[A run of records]
::::::

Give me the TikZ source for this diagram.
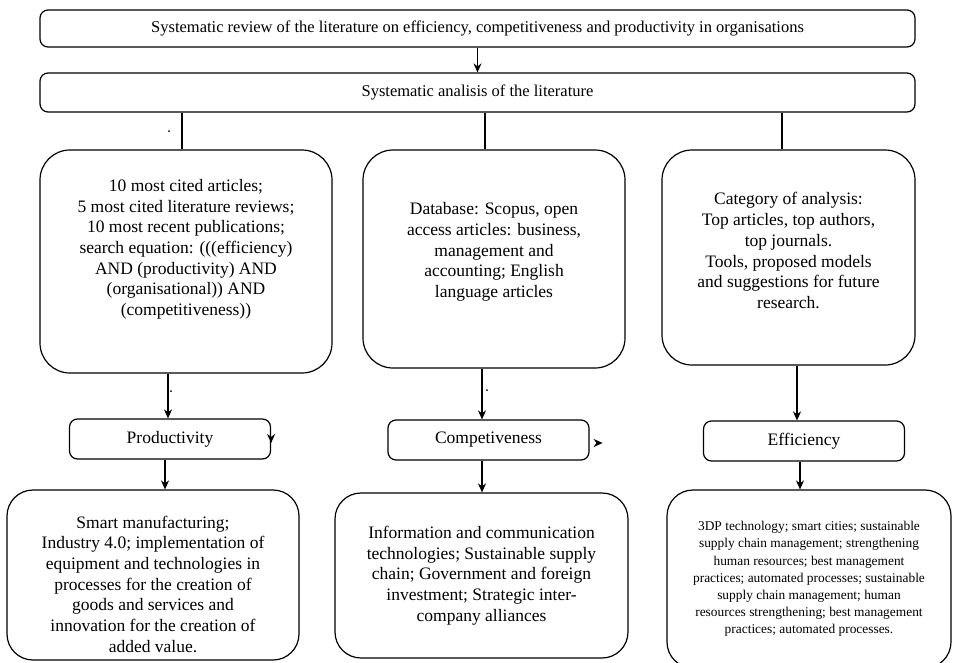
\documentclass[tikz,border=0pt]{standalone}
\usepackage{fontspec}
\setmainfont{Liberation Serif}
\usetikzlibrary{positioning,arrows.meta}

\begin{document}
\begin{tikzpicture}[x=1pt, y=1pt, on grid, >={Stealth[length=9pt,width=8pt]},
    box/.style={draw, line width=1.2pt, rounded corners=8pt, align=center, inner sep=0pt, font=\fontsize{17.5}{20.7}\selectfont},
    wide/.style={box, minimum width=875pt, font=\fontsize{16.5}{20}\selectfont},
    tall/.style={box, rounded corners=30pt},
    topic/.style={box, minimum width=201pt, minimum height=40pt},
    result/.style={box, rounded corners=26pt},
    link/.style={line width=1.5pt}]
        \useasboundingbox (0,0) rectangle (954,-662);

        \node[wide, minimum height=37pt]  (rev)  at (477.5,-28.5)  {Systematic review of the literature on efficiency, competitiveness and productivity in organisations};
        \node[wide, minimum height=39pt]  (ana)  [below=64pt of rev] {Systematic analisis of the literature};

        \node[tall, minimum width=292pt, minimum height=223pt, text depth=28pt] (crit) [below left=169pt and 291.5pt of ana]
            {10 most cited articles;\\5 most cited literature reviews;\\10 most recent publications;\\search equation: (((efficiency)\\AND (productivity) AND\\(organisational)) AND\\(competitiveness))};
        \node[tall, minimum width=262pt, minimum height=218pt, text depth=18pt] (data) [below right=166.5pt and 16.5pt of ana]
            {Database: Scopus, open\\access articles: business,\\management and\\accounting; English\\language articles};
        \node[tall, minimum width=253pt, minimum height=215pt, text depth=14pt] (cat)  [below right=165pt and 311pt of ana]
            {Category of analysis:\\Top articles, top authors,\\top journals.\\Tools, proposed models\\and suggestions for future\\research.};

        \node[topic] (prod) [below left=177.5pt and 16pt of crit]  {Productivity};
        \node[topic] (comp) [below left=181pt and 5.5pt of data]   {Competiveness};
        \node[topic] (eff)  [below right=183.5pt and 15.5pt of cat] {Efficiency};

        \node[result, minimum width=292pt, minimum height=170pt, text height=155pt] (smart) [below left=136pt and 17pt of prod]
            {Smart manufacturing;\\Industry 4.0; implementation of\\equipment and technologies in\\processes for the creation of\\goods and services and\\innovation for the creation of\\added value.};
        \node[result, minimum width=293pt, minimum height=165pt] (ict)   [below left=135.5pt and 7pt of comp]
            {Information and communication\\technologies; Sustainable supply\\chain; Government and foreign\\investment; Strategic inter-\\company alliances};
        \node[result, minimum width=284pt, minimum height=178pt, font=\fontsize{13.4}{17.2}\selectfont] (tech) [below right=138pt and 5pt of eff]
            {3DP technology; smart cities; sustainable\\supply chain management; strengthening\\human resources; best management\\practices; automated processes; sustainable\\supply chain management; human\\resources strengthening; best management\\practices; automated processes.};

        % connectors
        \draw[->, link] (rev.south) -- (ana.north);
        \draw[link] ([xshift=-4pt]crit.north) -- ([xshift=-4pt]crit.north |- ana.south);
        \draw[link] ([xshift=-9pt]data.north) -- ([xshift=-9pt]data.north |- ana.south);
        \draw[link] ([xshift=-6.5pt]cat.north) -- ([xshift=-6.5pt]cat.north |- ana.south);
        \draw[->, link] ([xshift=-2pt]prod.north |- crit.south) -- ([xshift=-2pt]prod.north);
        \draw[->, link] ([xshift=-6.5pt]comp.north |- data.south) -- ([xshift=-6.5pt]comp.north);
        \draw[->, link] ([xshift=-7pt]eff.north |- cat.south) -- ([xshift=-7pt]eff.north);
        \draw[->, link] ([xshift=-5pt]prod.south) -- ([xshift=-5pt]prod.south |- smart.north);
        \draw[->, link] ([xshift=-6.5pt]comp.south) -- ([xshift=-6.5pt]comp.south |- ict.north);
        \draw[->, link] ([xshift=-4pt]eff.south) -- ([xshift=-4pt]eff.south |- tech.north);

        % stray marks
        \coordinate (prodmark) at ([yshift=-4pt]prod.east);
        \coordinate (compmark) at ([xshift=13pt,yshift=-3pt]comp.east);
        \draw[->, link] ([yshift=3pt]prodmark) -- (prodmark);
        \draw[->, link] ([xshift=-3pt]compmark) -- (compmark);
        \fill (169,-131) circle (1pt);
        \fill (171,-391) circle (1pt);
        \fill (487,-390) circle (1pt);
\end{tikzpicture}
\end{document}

::::::

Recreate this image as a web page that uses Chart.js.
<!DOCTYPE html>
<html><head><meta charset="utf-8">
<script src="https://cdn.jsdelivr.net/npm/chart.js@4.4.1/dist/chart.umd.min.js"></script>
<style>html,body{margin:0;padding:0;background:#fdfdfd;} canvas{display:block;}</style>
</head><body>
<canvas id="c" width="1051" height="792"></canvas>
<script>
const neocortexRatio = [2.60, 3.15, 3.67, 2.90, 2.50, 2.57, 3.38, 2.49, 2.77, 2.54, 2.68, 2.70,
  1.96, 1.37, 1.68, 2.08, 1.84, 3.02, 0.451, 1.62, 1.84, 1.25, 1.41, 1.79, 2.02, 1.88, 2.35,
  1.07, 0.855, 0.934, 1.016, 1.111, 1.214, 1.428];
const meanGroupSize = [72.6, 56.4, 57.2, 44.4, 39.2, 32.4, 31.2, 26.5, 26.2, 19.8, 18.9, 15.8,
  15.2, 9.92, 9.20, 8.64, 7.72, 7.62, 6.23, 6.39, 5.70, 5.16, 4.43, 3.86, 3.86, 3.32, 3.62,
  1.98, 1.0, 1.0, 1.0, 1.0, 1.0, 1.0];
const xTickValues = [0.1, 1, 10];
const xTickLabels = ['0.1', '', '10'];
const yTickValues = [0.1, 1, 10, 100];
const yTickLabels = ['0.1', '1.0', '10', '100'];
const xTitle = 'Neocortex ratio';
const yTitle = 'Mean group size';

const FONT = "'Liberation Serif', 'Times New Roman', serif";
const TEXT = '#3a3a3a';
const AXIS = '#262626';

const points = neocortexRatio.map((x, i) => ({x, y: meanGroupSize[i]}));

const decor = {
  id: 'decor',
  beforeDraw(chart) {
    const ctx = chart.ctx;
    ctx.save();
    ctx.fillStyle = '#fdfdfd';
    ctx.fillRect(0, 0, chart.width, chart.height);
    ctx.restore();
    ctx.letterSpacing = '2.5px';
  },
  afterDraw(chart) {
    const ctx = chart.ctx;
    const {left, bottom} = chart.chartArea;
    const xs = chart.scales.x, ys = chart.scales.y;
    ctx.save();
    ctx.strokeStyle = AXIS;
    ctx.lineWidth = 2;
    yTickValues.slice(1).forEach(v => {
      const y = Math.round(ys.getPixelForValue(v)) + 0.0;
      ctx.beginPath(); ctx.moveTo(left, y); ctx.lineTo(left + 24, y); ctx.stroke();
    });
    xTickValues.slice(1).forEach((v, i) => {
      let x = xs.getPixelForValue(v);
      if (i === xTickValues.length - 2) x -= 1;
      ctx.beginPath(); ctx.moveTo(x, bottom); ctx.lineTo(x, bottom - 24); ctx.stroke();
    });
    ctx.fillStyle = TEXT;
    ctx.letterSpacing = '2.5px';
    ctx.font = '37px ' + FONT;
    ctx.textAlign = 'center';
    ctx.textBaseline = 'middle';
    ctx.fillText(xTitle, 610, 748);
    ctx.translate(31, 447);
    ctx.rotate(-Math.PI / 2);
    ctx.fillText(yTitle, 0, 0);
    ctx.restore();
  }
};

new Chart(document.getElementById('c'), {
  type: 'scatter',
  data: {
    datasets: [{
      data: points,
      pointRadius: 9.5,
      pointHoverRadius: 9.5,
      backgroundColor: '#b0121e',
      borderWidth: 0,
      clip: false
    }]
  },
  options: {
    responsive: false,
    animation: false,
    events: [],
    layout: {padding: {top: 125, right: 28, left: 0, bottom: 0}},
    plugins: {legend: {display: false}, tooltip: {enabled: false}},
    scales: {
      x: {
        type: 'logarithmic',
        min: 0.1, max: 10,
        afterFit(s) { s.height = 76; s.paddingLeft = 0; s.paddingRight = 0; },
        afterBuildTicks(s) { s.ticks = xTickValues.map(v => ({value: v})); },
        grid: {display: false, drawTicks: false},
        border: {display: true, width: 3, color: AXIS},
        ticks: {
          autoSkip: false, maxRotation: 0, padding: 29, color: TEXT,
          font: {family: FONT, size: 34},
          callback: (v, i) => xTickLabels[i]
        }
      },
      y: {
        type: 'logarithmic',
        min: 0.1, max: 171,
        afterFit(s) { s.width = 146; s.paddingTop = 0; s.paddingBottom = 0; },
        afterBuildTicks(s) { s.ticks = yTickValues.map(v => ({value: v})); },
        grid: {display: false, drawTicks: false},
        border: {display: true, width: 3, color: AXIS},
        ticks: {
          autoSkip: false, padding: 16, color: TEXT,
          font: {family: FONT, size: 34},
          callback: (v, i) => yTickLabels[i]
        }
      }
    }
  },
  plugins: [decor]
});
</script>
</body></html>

::::::

**What to do**
Copy exactly the material above from the line with "Give me the TikZ source for this diagram." to the line with "(0,0) rectangle (954,-662);", ends included, and nothing else. Leave out any picture.

**Reply**
Give me the TikZ source for this diagram.
\documentclass[tikz,border=0pt]{standalone}
\usepackage{fontspec}
\setmainfont{Liberation Serif}
\usetikzlibrary{positioning,arrows.meta}

\begin{document}
\begin{tikzpicture}[x=1pt, y=1pt, on grid, >={Stealth[length=9pt,width=8pt]},
    box/.style={draw, line width=1.2pt, rounded corners=8pt, align=center, inner sep=0pt, font=\fontsize{17.5}{20.7}\selectfont},
    wide/.style={box, minimum width=875pt, font=\fontsize{16.5}{20}\selectfont},
    tall/.style={box, rounded corners=30pt},
    topic/.style={box, minimum width=201pt, minimum height=40pt},
    result/.style={box, rounded corners=26pt},
    link/.style={line width=1.5pt}]
        \useasboundingbox (0,0) rectangle (954,-662);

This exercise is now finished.